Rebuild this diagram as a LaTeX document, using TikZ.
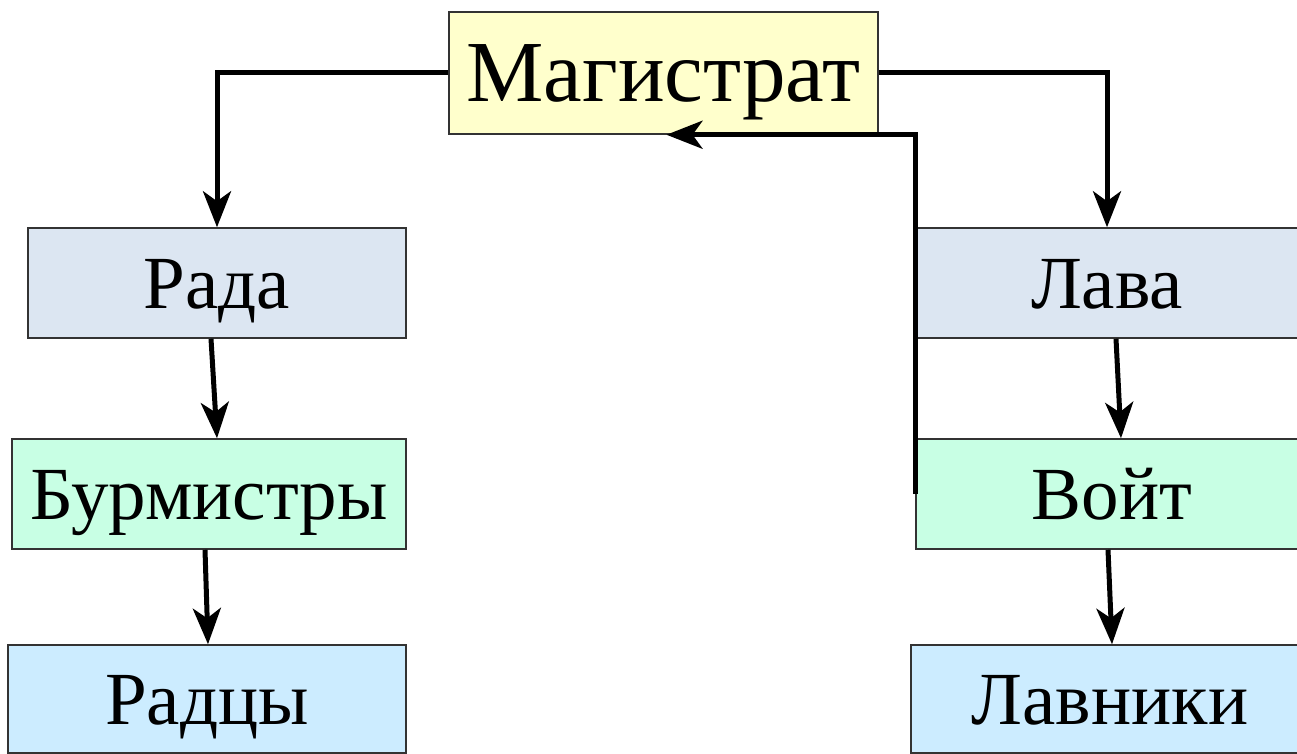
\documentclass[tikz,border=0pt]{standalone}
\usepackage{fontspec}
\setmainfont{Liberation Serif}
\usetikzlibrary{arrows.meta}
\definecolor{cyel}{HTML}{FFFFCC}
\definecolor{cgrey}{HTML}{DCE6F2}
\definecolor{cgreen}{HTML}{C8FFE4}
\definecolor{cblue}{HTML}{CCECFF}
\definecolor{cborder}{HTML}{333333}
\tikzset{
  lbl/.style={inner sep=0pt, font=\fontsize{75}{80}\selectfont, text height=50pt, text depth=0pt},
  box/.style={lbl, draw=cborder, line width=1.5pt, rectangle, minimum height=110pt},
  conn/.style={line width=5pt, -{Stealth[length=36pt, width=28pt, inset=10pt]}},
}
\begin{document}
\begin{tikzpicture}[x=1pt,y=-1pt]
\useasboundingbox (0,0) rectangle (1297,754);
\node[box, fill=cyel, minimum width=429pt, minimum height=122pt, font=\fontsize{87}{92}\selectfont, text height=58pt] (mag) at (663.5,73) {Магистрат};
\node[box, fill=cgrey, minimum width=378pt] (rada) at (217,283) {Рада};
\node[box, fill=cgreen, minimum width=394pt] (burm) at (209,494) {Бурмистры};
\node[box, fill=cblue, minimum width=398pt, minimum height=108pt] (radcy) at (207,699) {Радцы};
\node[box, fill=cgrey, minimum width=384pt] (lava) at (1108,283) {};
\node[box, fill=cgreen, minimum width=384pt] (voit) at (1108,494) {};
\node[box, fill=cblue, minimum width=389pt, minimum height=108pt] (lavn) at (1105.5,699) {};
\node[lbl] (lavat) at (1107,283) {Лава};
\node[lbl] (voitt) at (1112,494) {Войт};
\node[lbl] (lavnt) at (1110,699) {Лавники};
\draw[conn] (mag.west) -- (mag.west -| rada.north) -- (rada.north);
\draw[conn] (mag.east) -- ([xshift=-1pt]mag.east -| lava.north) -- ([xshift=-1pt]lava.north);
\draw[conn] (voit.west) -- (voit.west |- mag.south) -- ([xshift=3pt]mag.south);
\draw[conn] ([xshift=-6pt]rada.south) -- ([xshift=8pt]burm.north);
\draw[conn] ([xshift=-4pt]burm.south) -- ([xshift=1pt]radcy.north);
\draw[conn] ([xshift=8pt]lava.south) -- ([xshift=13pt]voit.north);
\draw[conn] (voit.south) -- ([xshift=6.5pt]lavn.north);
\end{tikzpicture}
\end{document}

◆ ◆ ◆ ◆

● STATED TASK
Leave out the pictures and print every line of the data exactly.

● PROBLEM SOLUTION
Rebuild this diagram as a LaTeX document, using TikZ.
\documentclass[tikz,border=0pt]{standalone}
\usepackage{fontspec}
\setmainfont{Liberation Serif}
\usetikzlibrary{arrows.meta}
\definecolor{cyel}{HTML}{FFFFCC}
\definecolor{cgrey}{HTML}{DCE6F2}
\definecolor{cgreen}{HTML}{C8FFE4}
\definecolor{cblue}{HTML}{CCECFF}
\definecolor{cborder}{HTML}{333333}
\tikzset{
  lbl/.style={inner sep=0pt, font=\fontsize{75}{80}\selectfont, text height=50pt, text depth=0pt},
  box/.style={lbl, draw=cborder, line width=1.5pt, rectangle, minimum height=110pt},
  conn/.style={line width=5pt, -{Stealth[length=36pt, width=28pt, inset=10pt]}},
}
\begin{document}
\begin{tikzpicture}[x=1pt,y=-1pt]
\useasboundingbox (0,0) rectangle (1297,754);
\node[box, fill=cyel, minimum width=429pt, minimum height=122pt, font=\fontsize{87}{92}\selectfont, text height=58pt] (mag) at (663.5,73) {Магистрат};
\node[box, fill=cgrey, minimum width=378pt] (rada) at (217,283) {Рада};
\node[box, fill=cgreen, minimum width=394pt] (burm) at (209,494) {Бурмистры};
\node[box, fill=cblue, minimum width=398pt, minimum height=108pt] (radcy) at (207,699) {Радцы};
\node[box, fill=cgrey, minimum width=384pt] (lava) at (1108,283) {};
\node[box, fill=cgreen, minimum width=384pt] (voit) at (1108,494) {};
\node[box, fill=cblue, minimum width=389pt, minimum height=108pt] (lavn) at (1105.5,699) {};
\node[lbl] (lavat) at (1107,283) {Лава};
\node[lbl] (voitt) at (1112,494) {Войт};
\node[lbl] (lavnt) at (1110,699) {Лавники};
\draw[conn] (mag.west) -- (mag.west -| rada.north) -- (rada.north);
\draw[conn] (mag.east) -- ([xshift=-1pt]mag.east -| lava.north) -- ([xshift=-1pt]lava.north);
\draw[conn] (voit.west) -- (voit.west |- mag.south) -- ([xshift=3pt]mag.south);
\draw[conn] ([xshift=-6pt]rada.south) -- ([xshift=8pt]burm.north);
\draw[conn] ([xshift=-4pt]burm.south) -- ([xshift=1pt]radcy.north);
\draw[conn] ([xshift=8pt]lava.south) -- ([xshift=13pt]voit.north);
\draw[conn] (voit.south) -- ([xshift=6.5pt]lavn.north);
\end{tikzpicture}
\end{document}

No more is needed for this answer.